Some people aren’t ready to accept the name Myanmar, and thus implicitly acknowledge the government’s legitimacy in changing the country’s name from Burma. One of them would seem to be Burmese democracy activist Aung San Suu Kyi, whom Obama also met with on Monday. In a recent interview with a major Indian newspaper, The Hindu, she was asked which name she preferred. She explicitly linked her choice — Burma — with the government’s legitimacy and its past abuses. Here’s the relevant part of her answer, with my emphasis added:
Well, I think it’s up to you. I’ll explain why I use Burma. Burma was known as Burma since independence. Suddenly, after the military regime took over in 1988, one day, just like that, out of the blue, without so much as a by your leave from the people, they announced that Burma was going to be known as Myanmar in English from now on officially, and it would be Myanmar at the U.N. and so on. And the reason they gave is this, that Myanmar referred to all the peoples of this country whereas Burma, first of all, is a colonial name; and secondly, it had only to do with the ethnic Burmese.
To begin with, I object to a country’s name being changed without reference to the will of the people, without so much as the courtesy to ask the people what they might think of it. That of course is the sort of the thing only dictatorships do. So I object it to it on those grounds.
The case for Obama to use Myanmar gets to an uncomfortable reality of reforming dictatorships: sometimes the regime, for all its past and perhaps even ongoing abuses, is also the group capable of doing the most good. If Obama empowered the Burmese government by implicitly endorsing its chosen national name, then perhaps that also empowers the government to continue reforming. If Burmese leaders believed that the United States considered them all war criminals who should be locked up at The Hague as soon as possible — or, worse, killed in a popular uprising like the one that toppled Libya’s Moammar Gaddafi less than a decade after he gave up his nuclear weapons and instituted his own more meager reforms — then they’d presumably be a lot less willing to push for more democracy and human rights.
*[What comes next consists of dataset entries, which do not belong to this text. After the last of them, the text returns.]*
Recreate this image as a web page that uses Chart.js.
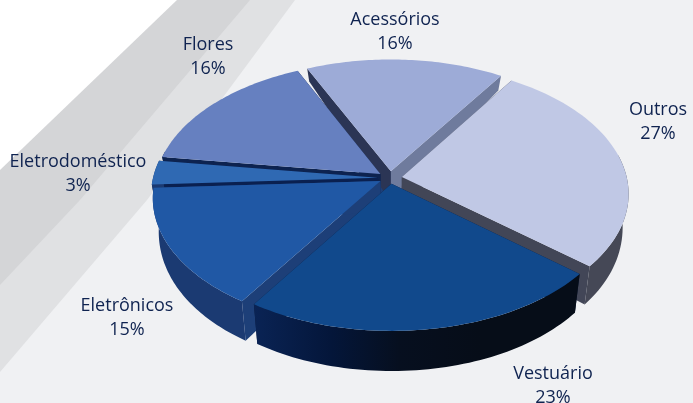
<!DOCTYPE html>
<html>
<head>
<meta charset="utf-8">
<style>
    html, body { margin: 0; padding: 0; background: #f0f1f3; }
    #grafico { display: block; }
</style>
<script src="https://cdn.jsdelivr.net/npm/chart.js@4"></script>
</head>
<body>
<canvas id="grafico" width="693" height="403"></canvas>
<script>
// datos, en el orden de las agujas del reloj
const categorias = ["Outros", "Vestuário", "Eletrônicos", "Eletrodoméstico", "Flores", "Acessórios"];
const porcentajes = [27, 23, 15, 3, 16, 16];

// estilos
const coloresTapa = ["#c0c8e5", "#11498c", "#2058a5", "#2f69b3", "#6680c0", "#9dabd7"];
const coloresLado = ["#454856", "#060d18", "#1b3a72", "#1b3a72", "#0d2350", "#6f7b9d"];
const coloresCorteDer = ["#424657", "#0a1a3a", "#1d3f78", "#0a2050", "#0d2350", "#6f7b9d"];
const coloresCorteIzq = ["#424657", "#0a1a3a", "#1d3f78", "#0a2050", "#0d2350", "#2b3555"];
const separacion = [12, 10, 11, 12, 12, 12];
const posEtiquetas = [[658, 122], [553, 386], [127, 318], [78, 174], [208, 56.5], [395, 31.5]];

// vista 3D
const centroX = 390, centroY = 178, radioPx = 225, inclinacion = 0.566, perspectiva = 0.125;

function proyectar(u, v, abajo) {
    const k = 1 / (1 - perspectiva * v);
    const x = u * radioPx * k;
    const y = centroY + v * radioPx * inclinacion * k;
    if (!abajo) return [centroX + x, y];
    return [centroX + x * 0.975, y + 31.6 + 14 * v - 5.6 * v * v];
}

// solo la parte del arco que mira hacia adelante, la de atras queda tapada
function puntosArco(arco, corr, abajo, soloFrente) {
    const puntos = [];
    const pasos = 60;
    for (let i = 0; i <= pasos; i++) {
        const a = arco.startAngle + (arco.endAngle - arco.startAngle) * i / pasos;
        if (soloFrente && Math.sin(a) < -0.2) continue;
        puntos.push(proyectar(corr.u + Math.cos(a), corr.v + Math.sin(a), abajo));
    }
    return puntos;
}

function trazar(ctx, puntos, color) {
    if (puntos.length < 3) return;
    ctx.beginPath();
    puntos.forEach((p, i) => i ? ctx.lineTo(p[0], p[1]) : ctx.moveTo(p[0], p[1]));
    ctx.closePath();
    ctx.fillStyle = color;
    ctx.fill();
}

const fondoDiagonal = {
    id: "fondoDiagonal",
    beforeDraw(chart) {
        const ctx = chart.ctx;
        trazar(ctx, [[0, 0], [693, 0], [693, 403], [0, 403]], "#f0f1f3");
        trazar(ctx, [[0, 0], [295, 0], [147, 200], [0, 372]], "#e0e1e3");
        trazar(ctx, [[0, 0], [250, 0], [80, 200], [0, 285]], "#d4d5d7");
        trazar(ctx, [[0, 0], [177, 0], [0, 170]], "#ffffff");
    }
};

const pastel3D = {
    id: "pastel3D",
    beforeDatasetsDraw(chart) {
        const ctx = chart.ctx;
        const arcos = chart.getDatasetMeta(0).data;
        const orden = arcos.map((arco, i) => {
            const medio = (arco.startAngle + arco.endAngle) / 2;
            const d = separacion[i] / radioPx;
            const corr = { u: Math.cos(medio) * d, v: Math.sin(medio) * d };
            return { arco, i, corr, fondo: Math.sin(medio) };
        }).sort((a, b) => a.fondo - b.fondo);

        // relleno del centro, para que no se vea el fondo entre los cortes
        const centros = [];
        orden.forEach(({ corr }) => {
            centros.push(proyectar(corr.u, corr.v, false));
            centros.push(proyectar(corr.u, corr.v, true));
        });
        const mx = centros.reduce((s, p) => s + p[0], 0) / centros.length;
        const my = centros.reduce((s, p) => s + p[1], 0) / centros.length;
        centros.sort((a, b) => Math.atan2(a[1] - my, a[0] - mx) - Math.atan2(b[1] - my, b[0] - mx));
        trazar(ctx, centros, "#1d3f78");

        orden.forEach(({ arco, i, corr }) => {
            const centroArriba = proyectar(corr.u, corr.v, false);
            const centroAbajo = proyectar(corr.u, corr.v, true);
            const arriba = puntosArco(arco, corr, false, false);
            const abajo = puntosArco(arco, corr, true, false);

            // cortes radiales
            trazar(ctx, [centroArriba, arriba[0], abajo[0], centroAbajo], coloresCorteIzq[i]);
            trazar(ctx, [centroArriba, arriba[arriba.length - 1], abajo[abajo.length - 1], centroAbajo], coloresCorteDer[i]);

            // lado exterior
            let lado = coloresLado[i];
            if (categorias[i] === "Vestuário") {
                lado = ctx.createLinearGradient(250, 0, 480, 0);
                lado.addColorStop(0, "#0a2456");
                lado.addColorStop(0.35, "#04163a");
                lado.addColorStop(0.65, "#060f1f");
                lado.addColorStop(1, "#060d18");
            }
            const ladoArriba = puntosArco(arco, corr, false, true);
            const ladoAbajo = puntosArco(arco, corr, true, true);
            trazar(ctx, ladoArriba.concat(ladoAbajo.reverse()), lado);

            // tapa
            trazar(ctx, [centroArriba].concat(arriba), arco.options.backgroundColor);
        });
        return false;
    },
    afterDraw(chart) {
        const ctx = chart.ctx;
        ctx.font = "18px 'Open Sans'";
        ctx.fillStyle = "#0f2350";
        ctx.textAlign = "center";
        ctx.textBaseline = "middle";
        categorias.forEach((nombre, i) => {
            const [x, y] = posEtiquetas[i];
            ctx.fillText(nombre, x, y - 12);
            ctx.fillText(porcentajes[i] + "%", x, y + 12);
        });
    }
};

new Chart(document.getElementById("grafico"), {
    type: "pie",
    data: {
        labels: categorias,
        datasets: [{
            data: porcentajes,
            backgroundColor: coloresTapa,
            borderWidth: 0
        }]
    },
    options: {
        responsive: false,
        animation: false,
        rotation: 33,
        plugins: {
            legend: { display: false },
            tooltip: { enabled: false }
        }
    },
    plugins: [fondoDiagonal, pastel3D]
});
</script>
</body>
</html>
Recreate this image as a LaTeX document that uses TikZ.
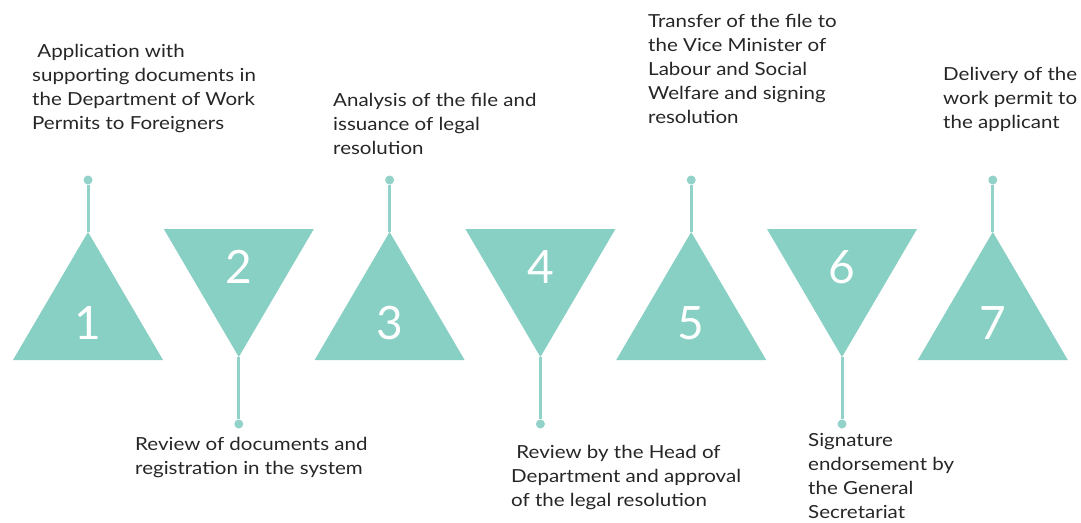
\documentclass[tikz,border=0pt]{standalone}
\usepackage{fontspec}
\setmainfont{Lato}
\newfontfamily\lblfont[FakeStretch=1.14]{Lato}
\definecolor{teal1}{HTML}{88CFC4}
\definecolor{stemc}{HTML}{93D2C8}
\definecolor{txt}{HTML}{262626}
\begin{document}
\begin{tikzpicture}[x=1pt,y=-1pt,
  tri/.style={fill=teal1,draw=none},
  num/.style={text=white,font={\fontsize{46}{46}\selectfont},inner sep=0},
  dot/.style={circle,fill=stemc,inner sep=0,minimum size=9pt},
  stem/.style={draw=stemc,line width=3pt},
  lbl/.style={text=txt,align=left,anchor=north west,inner sep=0,font={\lblfont\fontsize{18}{24}\selectfont}}]
\useasboundingbox (0,0) rectangle (1081,522);
% triangles
\def\hw{75}
\foreach \i/\cx in {1/88,3/389.6,5/691.2,7/992.8}{
  \fill[tri] (\cx-\hw,360) -- (\cx,232) -- (\cx+\hw,360) -- cycle;
  \coordinate (a\i) at (\cx,232);
  \node[num] (n\i) at (\cx,323) {\i};
  \node[dot] (d\i) at (\cx,180) {};
  \draw[stem] (a\i) -- (d\i);
}
\foreach \i/\cx in {2/238.8,4/540.4,6/842}{
  \fill[tri] (\cx-\hw,229) -- (\cx,357) -- (\cx+\hw,229) -- cycle;
  \coordinate (a\i) at (\cx,357);
  \node[num] (n\i) at (\cx,267) {\i};
  \node[dot] (d\i) at (\cx,424) {};
  \draw[stem] (a\i) -- (d\i);
}
% labels
\node[lbl] (l1) at (32,44) {\ Application with\\supporting documents in\\the Department of Work\\Permits to Foreigners};
\node[lbl] (l2) at (135,437) {Review of documents and\\registration in the system};
\node[lbl] (l3) at (333,93) {Analysis of the file and\\issuance of legal\\resolution};
\node[lbl] (l4) at (511,445) {\ Review by the Head of\\Department and approval\\of the legal resolution};
\node[lbl] (l5) at (648,14) {Transfer of the file to\\the Vice Minister of\\Labour and Social\\Welfare and signing\\resolution};
\node[lbl] (l6) at (808,433) {Signature\\endorsement by\\the General\\Secretariat};
\node[lbl] (l7) at (943,67) {Delivery of the\\work permit to\\the applicant};
\end{tikzpicture}
\end{document}
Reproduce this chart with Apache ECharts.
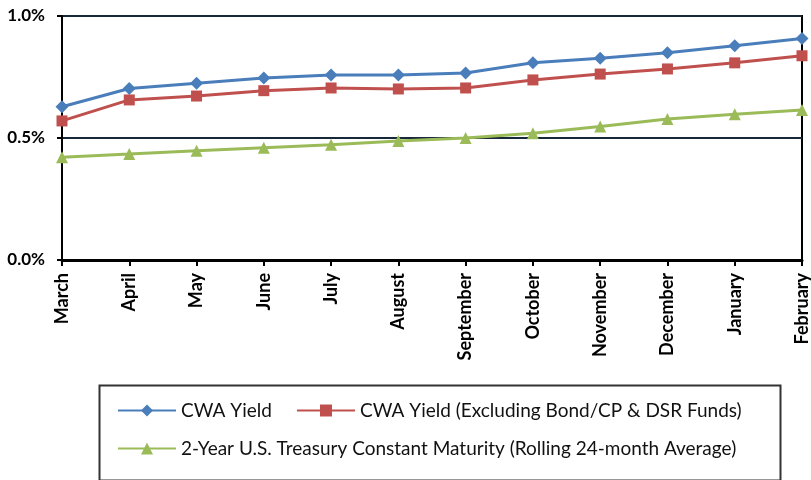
<!DOCTYPE html>
<html>
<head>
<meta charset="utf-8">
<script src="https://cdn.jsdelivr.net/npm/echarts@6/dist/echarts.min.js"></script>
<style>
  html, body { margin: 0; padding: 0; background: #fff; }
  #chart { width: 811px; height: 480px; }
</style>
</head>
<body>
<div id="chart"></div>
<script>
// months on the x axis
var months = ['March', 'April', 'May', 'June', 'July', 'August', 'September',
  'October', 'November', 'December', 'January', 'February'];

// yields, in percent
var cwaYield = [0.628, 0.703, 0.724, 0.746, 0.758, 0.758, 0.766, 0.808, 0.827, 0.849, 0.878, 0.908];
var cwaYieldExcl = [0.570, 0.656, 0.672, 0.694, 0.705, 0.701, 0.705, 0.738, 0.762, 0.783, 0.808, 0.837];
var treasury2y = [0.421, 0.434, 0.448, 0.460, 0.472, 0.488, 0.500, 0.519, 0.547, 0.578, 0.597, 0.615];

var yTicks = [0, 0.5, 1.0];

var seriesNames = ['CWA Yield', 'CWA Yield (Excluding Bond/CP & DSR Funds)',
  '2-Year U.S. Treasury Constant Maturity (Rolling 24-month Average)'];

var font = 'Lato, "Open Sans", sans-serif';

var myChart = echarts.init(document.getElementById('chart'));

// one legend per item so each can sit where the original has it
function legendItem(name, left, top) {
  return {
    left: left,
    top: top,
    padding: 0,
    itemWidth: 58,
    itemHeight: 15,
    itemGap: 0,
    textStyle: { fontFamily: font, fontSize: 19, color: '#111' },
    data: [name]
  };
}

var option = {
  animation: false,
  backgroundColor: '#fff',
  grid: {
    left: 62,
    right: 5,
    top: 16,
    bottom: 220,
    show: true,
    borderColor: '#000',
    borderWidth: 2
  },
  xAxis: {
    type: 'category',
    boundaryGap: false,
    data: months,
    axisLine: { lineStyle: { color: '#000', width: 3 } },
    axisTick: { show: true, alignWithLabel: true, length: 6, lineStyle: { color: '#000', width: 2 } },
    axisLabel: {
      interval: 0,
      rotate: 90,
      margin: 13,
      color: '#000',
      fontFamily: font,
      fontWeight: 'bold',
      fontSize: 18
    }
  },
  yAxis: {
    type: 'value',
    min: yTicks[0],
    max: yTicks[yTicks.length - 1],
    interval: 0.5,
    axisLine: { show: true, lineStyle: { color: '#000', width: 2 } },
    axisTick: { show: true, length: 5, lineStyle: { color: '#000', width: 2 } },
    axisLabel: {
      margin: 17,
      color: '#000',
      fontFamily: font,
      fontWeight: 'bold',
      fontSize: 17,
      formatter: function (v) { return v.toFixed(1) + '%'; }
    },
    splitLine: { show: true, lineStyle: { color: '#16283a', width: 2 } }
  },
  legend: [
    legendItem(seriesNames[0], 117, 401),
    legendItem(seriesNames[1], 296, 401),
    legendItem(seriesNames[2], 117, 439)
  ],
  graphic: [
    {
      type: 'rect',
      left: 97,
      top: 383,
      shape: { width: 681, height: 95 },
      style: { fill: 'none', stroke: '#333', lineWidth: 2 },
      z: 0
    }
  ],
  series: [
    {
      name: seriesNames[0],
      type: 'line',
      data: cwaYield,
      symbol: 'diamond',
      symbolSize: 13,
      itemStyle: { color: '#4a7ebb' },
      lineStyle: { color: '#4a7ebb', width: 3 }
    },
    {
      name: seriesNames[1],
      type: 'line',
      data: cwaYieldExcl,
      symbol: 'rect',
      symbolSize: 11,
      itemStyle: { color: '#c0504d' },
      lineStyle: { color: '#c0504d', width: 3 }
    },
    {
      name: seriesNames[2],
      type: 'line',
      data: treasury2y,
      symbol: 'triangle',
      symbolSize: 12,
      itemStyle: { color: '#9bbb59' },
      lineStyle: { color: '#9bbb59', width: 3 }
    }
  ]
};

myChart.setOption(option);
</script>
</body>
</html>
The issue of Burma or Myanmar perhaps boils down to one of confidence. The more confident that Obama is in the Burmese government’s ability to continue evolving from a military dictatorship to a liberal democracy, the more reason he would have to grant the small but significant concession of using their chosen name of Myanmar. If Obama continued to use Burma, that would communicate skepticism toward the government’s efforts and perhaps even its sincerity, risking a backlash from that government or a setback in the burgeoning U.S.-Burma (U.S.-Myanmar?) relations he traveled there to improve. That he chose “Myanmar” shows a degree of confidence in the country’s ruling government and in the reforms it’s seeing through — as well as a willingness to continue working with the regime, partially on its terms.
The Burma/Myanmar dilemma is still a difficult one — will the State Department officially change its official designation from Burma to Myanmar? Will Secretary of State Hillary Clinton make a pointed reference to “Burma” if reforms stall? — but no one said that the Obama administration’s “pivot to Asia” would be easy.